■ **Aim**: Find each line containing the string "code" and return it.

■ **Information provided**:

┌──

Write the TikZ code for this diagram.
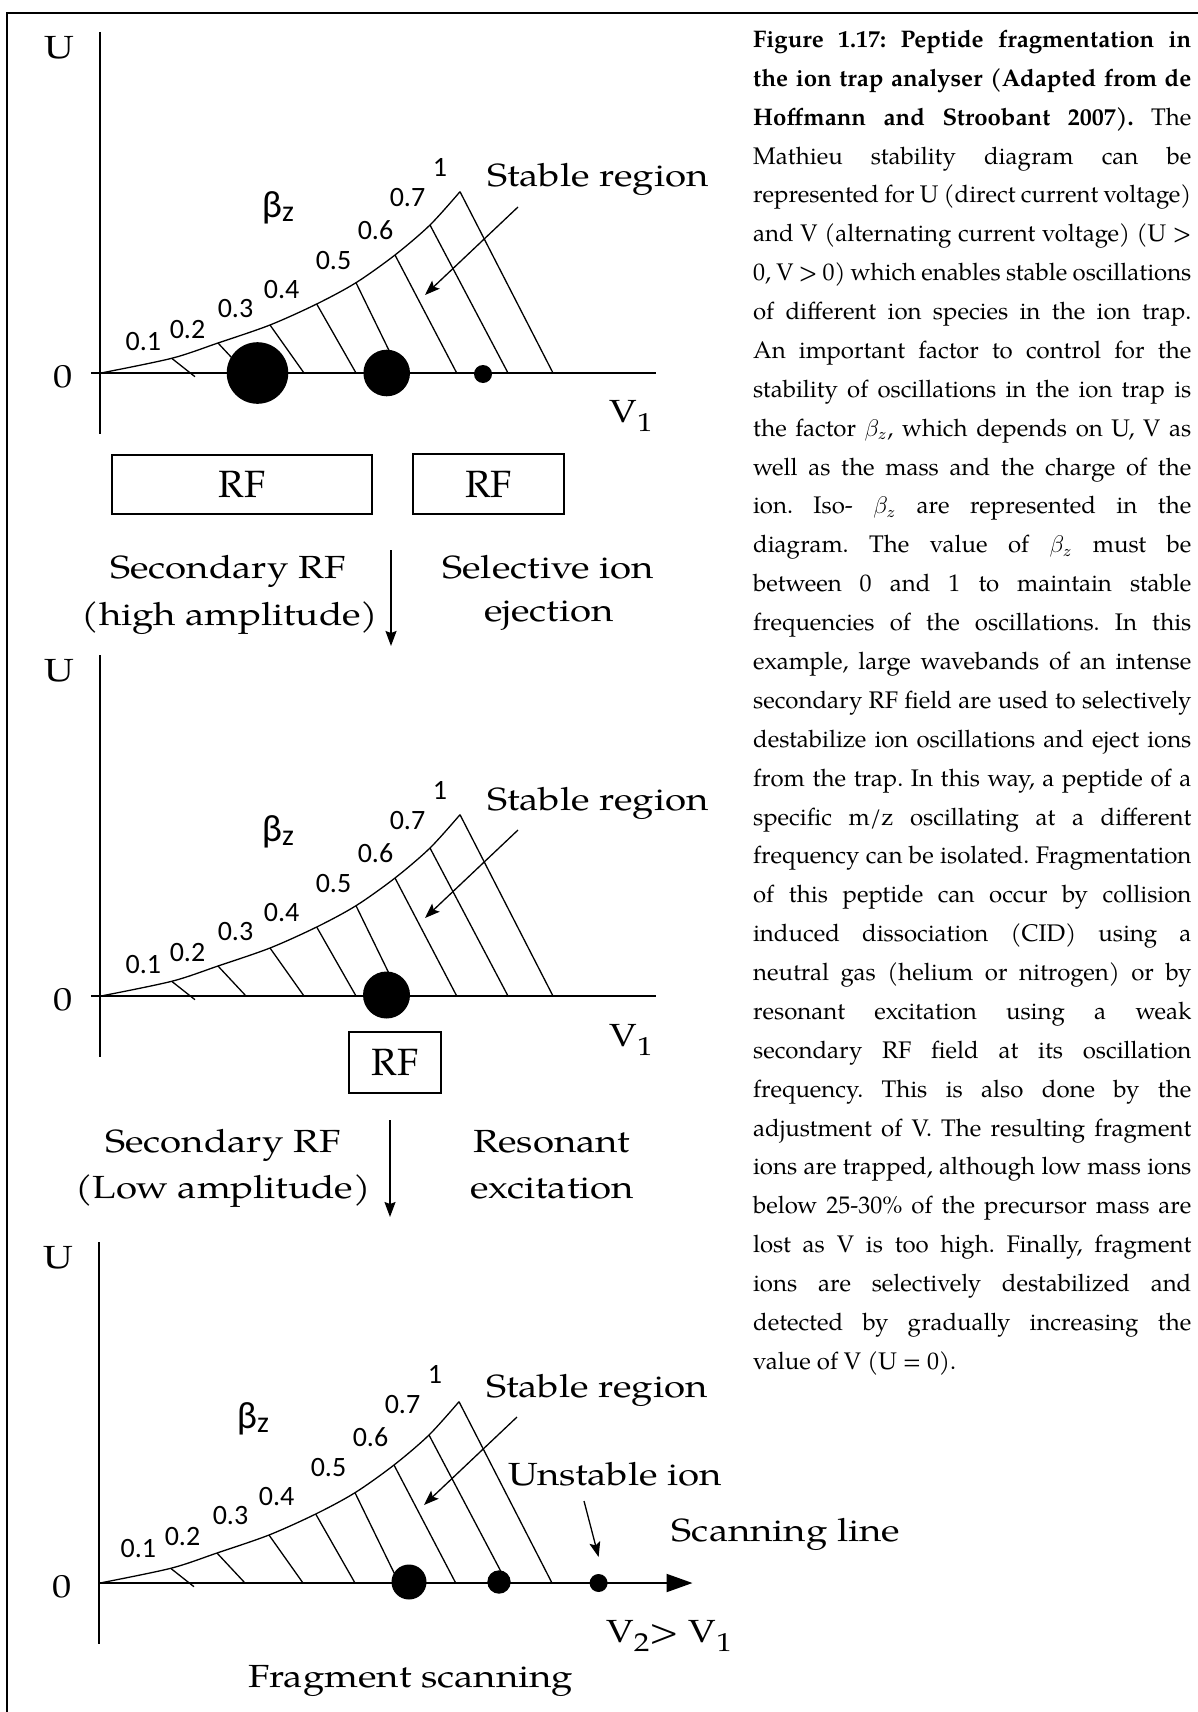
\documentclass[tikz,border=0pt]{standalone}
\usepackage{fontspec}
\setmainfont{TeX Gyre Pagella}
\newfontfamily\lblfont[FakeStretch=1.2]{TeX Gyre Pagella}
\newfontfamily\numfont{Carlito}
\usetikzlibrary{arrows.meta}
\newcommand\capline[1]{\hbox to 219.15pt{\strut #1}}
\newcommand\lsub[1]{\raisebox{-4.5pt}{\fontsize{13pt}{13pt}\selectfont #1}}
\frenchspacing
\tikzset{
  lbl/.style={inner sep=0pt, font=\lblfont\fontsize{16pt}{18pt}\selectfont},
  numlbl/.style={inner sep=0pt, font=\numfont\fontsize{14pt}{16pt}\selectfont},
  betalbl/.style={inner sep=0pt, font=\numfont\fontsize{19pt}{21pt}\selectfont},
  rfbox/.style={draw, line width=0.8pt, inner sep=0pt, font=\fontsize{19pt}{21pt}\selectfont},
  axisline/.style={line width=1pt},
  mcurve/.style={line width=0.65pt},
  iondot/.style={circle, fill=black, inner sep=0pt},
  ptr/.style={line width=0.65pt, -{Stealth[length=7.5pt,width=5.5pt,inset=1.5pt]}},
  flowarrow/.style={line width=0.8pt, -{Stealth[length=7.5pt,width=5.5pt,inset=1pt]}},
  pics/mathieu/.style args={#1/#2/#3}{code={
    \coordinate (-o) at (0,0);
    \coordinate (-yt) at (0,-341);
    \coordinate (-yb) at (0,61);
    \coordinate (-xl) at (-9,0);
    \coordinate (-xr) at (556,0);
    \coordinate (-xe) at (593.5,0);
    \draw[axisline] (-yt) -- (-yb);
    \draw[mcurve] plot[smooth] coordinates {(1,0) (71.7,-14.7) (118,-30) (170,-48) (216.7,-69) (256,-90.3) (295,-118) (330,-148) (360,-181.3)};
    \foreach \i/\cx/\cy/\hx/\hy in {1/71.7/-14.7/95/3.7, 2/118/-30/146/0, 3/170/-48/204/0, 4/216.7/-69/256/0, 5/256/-90.3/300/0, 6/295/-118/356.7/0, 7/330/-148/408/0, 8/360/-181.3/453/0}{
      \coordinate (-c\i) at (\cx,\cy);
      \coordinate (-h\i) at (\hx,\hy);
      \draw[mcurve] (-c\i) -- (-h\i);
    }
    \begin{scope}[shift={(#2,#3)}]
      \node[numlbl] (-n1) at (43.3,-31.3) {0.1};
      \node[numlbl] (-n2) at (87.5,-43) {0.2};
      \node[numlbl] (-n3) at (135.5,-64) {0.3};
      \node[numlbl] (-n4) at (181.7,-83) {0.4};
      \node[numlbl] (-n5) at (233.5,-112.2) {0.5};
      \node[numlbl] (-n6) at (275.5,-143.3) {0.6};
      \node[numlbl] (-n7) at (307.5,-175.5) {0.7};
      \node[numlbl] (-n8) at (340,-205.5) {1};
    \end{scope}
    \node[betalbl, anchor=base] (-beta) at (#1,-155) {β\raisebox{-2pt}{\fontsize{15pt}{15pt}\selectfont z}};
    \node[lbl] (-U) at (-41,-325) {U};
    \node[lbl] (-zero) at (-37,4) {0};
    \node[lbl, anchor=base] (-st) at (498,-186) {Stable region};
    \coordinate (-sa) at (418,-166);
    \coordinate (-sb) at (325,-78);
    \draw[ptr] (-sa) -- (-sb);
  }}
}
\begin{document}
\begin{tikzpicture}[x=0.5pt,y=-0.5pt]
\useasboundingbox (0,0) rectangle (1198,1712);
% frame
\coordinate (frl) at (7,1712);
\coordinate (frc) at (7,13);
\coordinate (frr) at (1198,13);
\draw[line width=1pt] (frl) -- (frc) -- (frr);

% three stability diagrams
\pic (A) at (100,373) {mathieu={178/0/0}};
\pic (B) at (100,996) {mathieu={178/0/0}};
\pic (C) at (99,1583) {mathieu={154/-4/-3}};

\draw[axisline] (A-xl) -- (A-xr);
\draw[axisline] (B-xl) -- (B-xr);
\draw[axisline, -{Triangle[length=13pt,width=9pt]}] (C-o) -- (C-xe);

% ions
\node[iondot, minimum size=30.8pt] (A-d1) at (257.5,373) {};
\node[iondot, minimum size=23.3pt] (A-d2) at (386.7,373) {};
\node[iondot, minimum size=9pt] (A-d3) at (483,374) {};
\node[iondot, minimum size=23.5pt] (B-d2) at (386.5,995) {};
\node[iondot, minimum size=17.5pt] (C-d1) at (409,1582) {};
\node[iondot, minimum size=11.7pt] (C-d2) at (499,1582) {};
\node[iondot, minimum size=9pt] (C-d3) at (598.6,1583) {};

\node[lbl, anchor=base] (A-V) at (631,422) {V\lsub{1}};
\node[lbl, anchor=base] (B-V) at (631,1046) {V\lsub{1}};

% RF boxes
\node[rfbox, minimum width=130pt, minimum height=29.5pt] (rf1) at (242,484.5) {RF};
\node[rfbox, minimum width=75.5pt, minimum height=30pt] (rf2) at (488.5,484) {RF};
\node[rfbox, minimum width=46pt, minimum height=30.5pt] (rf3) at (395,1062.5) {RF};

% first transition
\node[lbl, anchor=base] (t1a) at (228,578) {Secondary RF};
\node[lbl, anchor=base] (t1b) at (230,625) {(high amplitude)};
\node[lbl, anchor=base] (t1c) at (548,578) {Selective ion};
\node[lbl, anchor=base] (t1d) at (549,621) {ejection};
\coordinate (f1a) at (391,550);
\coordinate (f1b) at (391,646);
\draw[flowarrow] (f1a) -- (f1b);

% second transition
\node[lbl, anchor=base] (t2a) at (223,1152) {Secondary RF};
\node[lbl, anchor=base] (t2b) at (223,1198) {(Low amplitude)};
\node[lbl, anchor=base] (t2c) at (552,1152) {Resonant};
\node[lbl, anchor=base] (t2d) at (552,1198) {excitation};
\coordinate (f2a) at (390,1120);
\coordinate (f2b) at (390,1217);
\draw[flowarrow] (f2a) -- (f2b);

% bottom extras
\node[lbl, anchor=base] (unst) at (615,1485) {Unstable ion};
\coordinate (ua) at (584,1501);
\coordinate (ub) at (598.6,1557);
\draw[ptr] (ua) -- (ub);
\node[lbl, anchor=base] (scan) at (786,1541.5) {Scanning line};
\node[lbl, anchor=base] (v21) at (669,1642) {V\lsub{2}> V\lsub{1}};
\node[lbl, anchor=base] (frag) at (411,1687) {Fragment scanning};

% caption
\node[anchor=north west, inner sep=0pt, text width=219.15pt,
      font=\fontsize{12pt}{19.44pt}\selectfont] (caption) at (752.7,19.8) {%
\spaceskip=0pt\relax\xspaceskip=0pt\relax\lineskiplimit=-100pt\relax
\capline{\textbf{Figure 1.17: Peptide fragmentation in}}
\capline{\textbf{the ion trap analyser (Adapted from de}}
\capline{\textbf{Hoffmann and Stroobant 2007).} The}
\capline{Mathieu stability diagram can be}
\capline{represented for U (direct current voltage)}
\capline{and V (alternating current voltage) (U >}
\capline{0, V > 0) which enables stable oscillations}
\capline{of different ion species in the ion trap.}
\capline{An important factor to control for the}
\capline{stability of oscillations in the ion trap is}
\capline{the factor $\beta_z$, which depends on U, V as}
\capline{well as the mass and the charge of the}
\capline{ion. Iso- $\beta_z$ are represented in the}
\capline{diagram. The value of $\beta_z$ must be}
\capline{between 0 and 1 to maintain stable}
\capline{frequencies of the oscillations. In this}
\capline{example, large wavebands of an intense}
\capline{secondary RF field are used to selectively}
\capline{destabilize ion oscillations and eject ions}
\capline{from the trap. In this way, a peptide of a}
\capline{specific m/z oscillating at a different}
\capline{frequency can be isolated. Fragmentation}
\capline{of this peptide can occur by collision}
\capline{induced dissociation (CID) using a}
\capline{neutral gas (helium or nitrogen) or by}
\capline{resonant excitation using a weak}
\capline{secondary RF field at its oscillation}
\capline{frequency. This is also done by the}
\capline{adjustment of V. The resulting fragment}
\capline{ions are trapped, although low mass ions}
\capline{below 25-30\% of the precursor mass are}
\capline{lost as V is too high. Finally, fragment}
\capline{ions are selectively destabilized and}
\capline{detected by gradually increasing the}
\hbox to 219.15pt{\strut value of V (U = 0).\hfil}};
\end{tikzpicture}
\end{document}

└──

■ **Answer**:
Write the TikZ code for this diagram.
  pics/mathieu/.style args={#1/#2/#3}{code={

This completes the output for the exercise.